USA: Kein Tag ohne Amoklauf
Sechs US-Amerikaner starben am Montag, als sie in Chicago bei einer Nationalfeiertag-Parade feierten. Erschossen von einem jungen Mann mit einem leistungsstarken Gewehr vom Dach eines Geschäftsgebäudes, der wahllos auf die feiernde Menschenmenge gezielt haben soll. Das Motiv ist noch nicht bekannt, die Ermittlungen laufen noch.
313 solche Schießereien gab es heuer bereits, heute ist der 186. Tag des Jahres. Jeden Tag finden also 1,7 Amokläufe statt. Sie sind in den USA zum Alltag geworden.
Im Vorjahr hat das Gun Violence Archive 692 sogenannte "Mass Shootings" gezählt. Unter "Mass Shootings" versteht die unabhängige Datenplattform jene Amokläufe, bei denen vier oder mehr Menschen angeschossen und/oder durch eine Waffe bei demselben Ereignis und zur selben Zeit getötet worden sind – den Schützen ausgenommen.
Der Blick zurück verdeutlicht, dass die Zahl der Vorfälle in den vergangenen Jahren stark gestiegen ist: 2014 gab es 272 Massenschießereien, die Zahl hat sich in den letzten acht Jahren also ver-2,5-facht.
Bei Amokläufen wurden heuer bereits 1.357 Menschen angeschossen und 278 getötet. In derselben Periode 2021 wurden 1.293 Menschen angeschossen und 280 getötet, 2020 waren es 802 Angeschossene und 152 Tote.

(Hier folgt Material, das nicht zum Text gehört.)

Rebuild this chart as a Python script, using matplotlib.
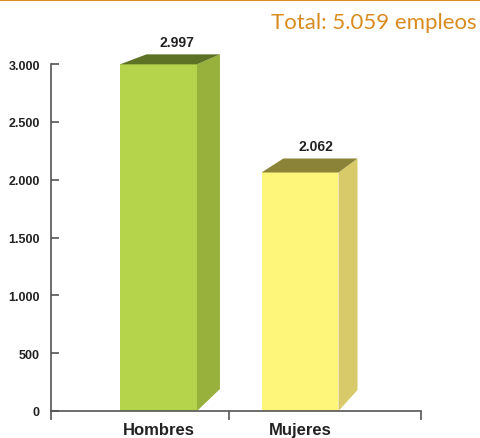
import matplotlib.pyplot as plt
from matplotlib.patches import Polygon
from matplotlib.lines import Line2D

categories = ['Hombres', 'Mujeres']
empleos = [2997, 2062]
total_label = 'Total: 5.059 empleos'
yticks = [0, 500, 1000, 1500, 2000, 2500, 3000]
ytick_labels = ['0', '500', '1.000', '1.500', '2.000', '2.500', '3.000']

front_colors = ['#b6d44b', '#fef57b']
side_colors = ['#97b13c', '#d8ca68']
top_colors = ['#5e7226', '#8b8338']
orange = '#d98b20'

W, H = 481, 439
fig = plt.figure(figsize=(W / 100, H / 100), dpi=100)
ax = fig.add_axes([51 / W, 1 - 412 / H, 370 / W, 347 / H])
ax.set_xlim(0, 2)
ax.set_ylim(0, 3000)

# pixel -> data helpers
sx = 2 / 370
sy = 3000 / 347

pos = [0.581, 1.346]
width = 0.416
depth_x = [23, 19]      # px
depth_top = [10, 14]    # px
depth_bot = [22, 21]    # px

for i, v in enumerate(empleos):
    x0 = pos[i] - width / 2
    x1 = pos[i] + width / 2
    dx = depth_x[i] * sx
    dyt = depth_top[i] * sy
    dyb = depth_bot[i] * sy
    ax.add_patch(Polygon([(x0, 0), (x1, 0), (x1, v), (x0, v)], closed=True,
                         facecolor=front_colors[i], edgecolor='none', zorder=3))
    ax.add_patch(Polygon([(x1, 0), (x1, v), (x1 + dx, v + dyt), (x1 + dx, dyb)],
                         closed=True, facecolor=side_colors[i], edgecolor='none',
                         zorder=3, clip_on=False))
    ax.add_patch(Polygon([(x0, v), (x1, v), (x1 + dx, v + dyt), (x0 + dx * 1.15, v + dyt)],
                         closed=True, facecolor=top_colors[i], edgecolor='none',
                         zorder=3, clip_on=False))
    ax.text(pos[i] + dx / 2 + 0.035, v + dyt + 5 * sy, f'{v:,}'.replace(',', '.'),
            ha='center', va='bottom', fontsize=10, fontweight='bold',
            color='#222222', family='Liberation Sans')

for s in ['top', 'right']:
    ax.spines[s].set_visible(False)
for s in ['left', 'bottom']:
    ax.spines[s].set_color('#555555')
    ax.spines[s].set_linewidth(1.2)
    ax.spines[s].set_zorder(4)

ax.set_yticks(yticks)
ax.set_yticklabels(ytick_labels, fontsize=9, fontweight='bold',
                   family='Liberation Sans', color='#222222')
ax.tick_params(axis='y', direction='in', length=6, width=1.2, color='#555555', pad=8)

ax.set_xticks([0, 0.962, 2])
ax.set_xticklabels([])
ax.tick_params(axis='x', which='major', direction='out', length=6.5, width=1.2,
               color='#555555')
ax.set_xticks(pos, minor=True)
ax.set_xticklabels(categories, minor=True, fontsize=12, fontweight='bold',
                   family='Liberation Sans', color='#222222')
ax.tick_params(axis='x', which='minor', length=0, pad=8)

fig.text(477 / W, 1 - 23 / H, total_label, ha='right', va='center',
         fontsize=16, color=orange, family='Lato')
fig.add_artist(Line2D([0, 1], [1 - 1 / H, 1 - 1 / H], color=orange, lw=1.5,
                      transform=fig.transFigure))

fig.savefig('out.png', dpi=100)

Das gilt auch für die Zahl der Opfer von Waffengewalt insgesamt (Suizide ausgenommen): Insgesamt starben 2014 in den USA 12.352 Menschen durch Waffengewalt. 583 Kinder unter elf Jahren wurden verletzt oder starben. Im Vorjahr 2021 waren 20.944 Menschen zu beklagen, das sind 57 Tote pro Tag. Die Zahl der verletzten oder getöteten Kinder betrug 1.063.
Heuer sind es bereits insgesamt 10.143 Menschen, die durch Waffen getötet wurden.
Zwei Drittel aller Amokläufe in den USA werden übrigens aus rassistischen Motiven ausgeführt, die meisten Täter haben Nähe zum White Supremacy-Lager. Bei dem Täter in Chicago ist das Motiv noch unbekannt.
Erst Ende Mai richtete ein 18 Jahre alter Schütze an einer Volksschule in Texas ein Massaker an: Er tötete in der Kleinstadt Uvalde 19 Kinder und zwei Lehrerinnen, bevor er von der Polizei erschossen wurde. Gut eine Woche zuvor hatte ein 18-Jähriger in Buffalo im Bundesstaat New York zehn Menschen erschossen, die Ermittler gehen von einem rassistischen Motiv aus.
Neues Gesetz, aber kein Umdenken in Sicht
US-Präsident Joe Biden zeigte sich "schockiert über die sinnlose Waffengewalt, die an diesem Unabhängigkeitstag wieder einmal Trauer über eine amerikanische Gemeinde gebracht hat". In seiner Mitteilung hieß es: "Ich werde den Kampf gegen die Epidemie der Waffengewalt nicht aufgeben." Biden und seine Demokraten fordern seit langem schärfere Waffengesetze. Weitreichende Reformen scheitern aber immer wieder am Widerstand der Republikaner im Kongress und am Einfluss der mächtigen Waffenlobby-Organisation NRA.
Im vergangenen Monat beschloss der Kongress unter dem Eindruck der Amokläufe von Texas und anderer Bluttaten parteiübergreifend ein Gesetz gegen Schusswaffengewalt, das aber weit hinter Bidens Reformvorschlägen zurückblieb.
Das von Biden Ende vergangenen Monats unterzeichnete Gesetz sieht eine intensivere Überprüfung von Waffenkäufern vor, die jünger als 21 Jahre sind. Zudem geht es darum, Gesetze aus Bundesstaaten auszuweiten, um potenziellen Gefährdern Waffen abnehmen zu können. Illegaler Waffenhandel soll auf Bundesebene bestraft werden können. Und man will Milliarden in psychische Gesundheitsvorsorge und Anti-Gewalt-Programme fließen. Auch für die Sicherheit von Schulen sind weitere Mittel vorgesehen. Fehlen tut allerdings das von Biden und seinen Demokraten geforderte Verbot von Sturmgewehren in dem Gesetz.
Experten werteten die Verschärfung des Waffenrechts zwar als die wichtigste seit Mitte der 1990er. Das Gesetz ist inhaltlich allerdings nur ein überparteilicher Minimalkompromiss, den Kritiker als völlig unzureichend rügen.